• Brainstorming,  Writing Process

    Tips for new writers: What to do when you write yourself into a corner.

    Go for a walk. Clean the kitchen floor. Scrub the toilet. Paint. Anything that gets your body moving and exercises your brain a different way.

    I’m not kidding. Doing something tactile will unclog your brain. It will give you a chance to breath and think while not staring at your computer.

    When we’re new writers we start out all excited and we love our work and think it’s the best thing ever written. Then we go to a writer’s group, or RWA meeting, and we learn all sorts of things about writing. We hear terms like GMC (goal, motivation, conflict). Passive versus active voice. Point of View. Word counts for different publishers and their lines. Do’s and don’ts when querying editors and agents.

    It’s overwhelming.

    The more I learned about writing, the harder it got. It’s like the old saying, it gets worse before it gets better. My brain filled with so much information, and often conflicting, that I could barely write. I literally had to take a step back. I had lost what excited me to write in the first place.

    I liken it to the kid who loves hockey, until he has to practice every day and it becomes work.
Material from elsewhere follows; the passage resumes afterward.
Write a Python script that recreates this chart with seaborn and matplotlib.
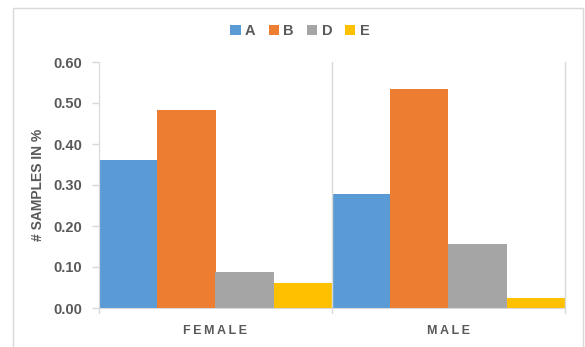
import pandas as pd
import matplotlib.pyplot as plt
import matplotlib.patches as mpatches
import seaborn as sns

genders = ['FEMALE', 'MALE']
groups = ['A', 'B', 'D', 'E']
female_vals = [0.36, 0.483, 0.089, 0.062]
male_vals = [0.279, 0.534, 0.157, 0.025]
colors = ['#5B9BD5', '#ED7D31', '#A5A5A5', '#FFC000']

rows = []
for g, v in zip(groups, female_vals):
    rows.append({'gender': genders[0], 'group': g, 'value': v})
for g, v in zip(groups, male_vals):
    rows.append({'gender': genders[1], 'group': g, 'value': v})
df = pd.DataFrame(rows)

sns.set_style('white')
plt.rcParams['font.family'] = ['Liberation Sans', 'DejaVu Sans']
txt = '#595959'
line = '#D9D9D9'

fig = plt.figure(figsize=(5.85, 3.47), dpi=100)
ax = fig.add_axes([99 / 585, 39 / 347, 466 / 585, 246 / 347])

sns.barplot(data=df, x='gender', y='value', hue='group', hue_order=groups,
            palette=colors, width=1, gap=0, saturation=1, linewidth=0,
            ax=ax, legend=True)

ax.set_xlim(-0.5, 1.5)
ax.set_ylim(0, 0.6)
ax.set_yticks([0, 0.1, 0.2, 0.3, 0.4, 0.5, 0.6])
ax.set_yticklabels([f'{t:.2f}' for t in ax.get_yticks()], fontsize=10.5,
                   fontweight='bold', color=txt)
ax.set_xticks([0, 1])
spaced = ['\u2009'.join(list(s)) for s in genders]
ax.set_xticklabels(spaced, fontsize=9, fontweight='bold', color=txt)
ax.tick_params(axis='x', length=0, pad=12)
ax.tick_params(axis='y', length=5, color=line, width=1, pad=7, direction='out', left=True)
ax.set_xlabel('')
ax.set_ylabel('# SAMPLES IN %', fontsize=10, fontweight='bold', color=txt, labelpad=6)

for s in ['top', 'right']:
    ax.spines[s].set_visible(False)
ax.spines['left'].set_color(line)
ax.spines['bottom'].set_color(line)

# vertical separators between categories
for xb in [0.5, 1.5]:
    ax.axvline(xb, ymin=-0.02, ymax=1, color=line, lw=1, clip_on=False)
ax.axvline(-0.5, ymin=-0.02, ymax=0, color=line, lw=1, clip_on=False)

leg = ax.legend(loc='center', bbox_to_anchor=(300 / 585, 1 - 31 / 347),
                bbox_transform=fig.transFigure, ncol=4, frameon=False,
                handlelength=0.7, handleheight=0.7, handletextpad=0.3,
                columnspacing=0.9, borderaxespad=0, prop={'size': 10.5, 'weight': 'bold'})
for t in leg.get_texts():
    t.set_color(txt)

fig.patches.append(mpatches.Rectangle((13 / 585, -0.1), 570 / 585, 1.1 - 8 / 347,
                                      transform=fig.transFigure, fill=False,
                                      edgecolor=line, lw=1))

fig.savefig('out.png', dpi=100)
    I felt as though I was being bombarded by rules that were tying my hands. I really had to learn to consider the source and understand that their opinion comes from their experiences and who they write for, ie: a big publisher, a small niche publisher, indie, or any other publishing option.

    I think the number one thing a writer needs to do is figure out what their goal is. What is it that you want from your writing? One thing I’ve always wanted was to hit a list and last week that happened. I hit the USA Today Bestseller list in a Christmas anthology. Woot Woot! But guess what. I had to do certain things to get there, so I made sure what I was writing was helping me achieve that goal.

    As you can tell, I’m a goal oriented person. And that isn’t my only goal. I want to get to a certain point financially. I want to have a paperback shelved in Barnes and Noble. These are some of my goals. So, one thing I’m doing is querying editors and agents again. This means I need to look at some of the rules in involved in this type of publishing and it’s different depending on the line.

    But this path might not be what another writer wants, so their decisions will be very different from mine.

    And that’s okay.

    Here’s thing. It’s important to know the rules and understand them. It’s important to learn about all these different things so we can make informed decisions about our careers. We have to do our research in both the industry and in the process. It’s important to try different writing programs. Different processes. And it will fuck with your writing.

    For a short period of time until you really understand yourself and what you REALLY want.

    Once you remember what put you in a room, alone, to write a novel about people who don’t exist, things will start to click again. You’ll learn that while spreadsheets works for one, it doesn’t for another. While Scrivener is a great program, it might not be the one for you. Point of View, Narrative structure, GMC, and other things necessary in making a book good, will become second nature. You will know if you want traditional publishing, indie publishing, or be a hybrid author (and remember, every couple of years, assess your goals, because they could change).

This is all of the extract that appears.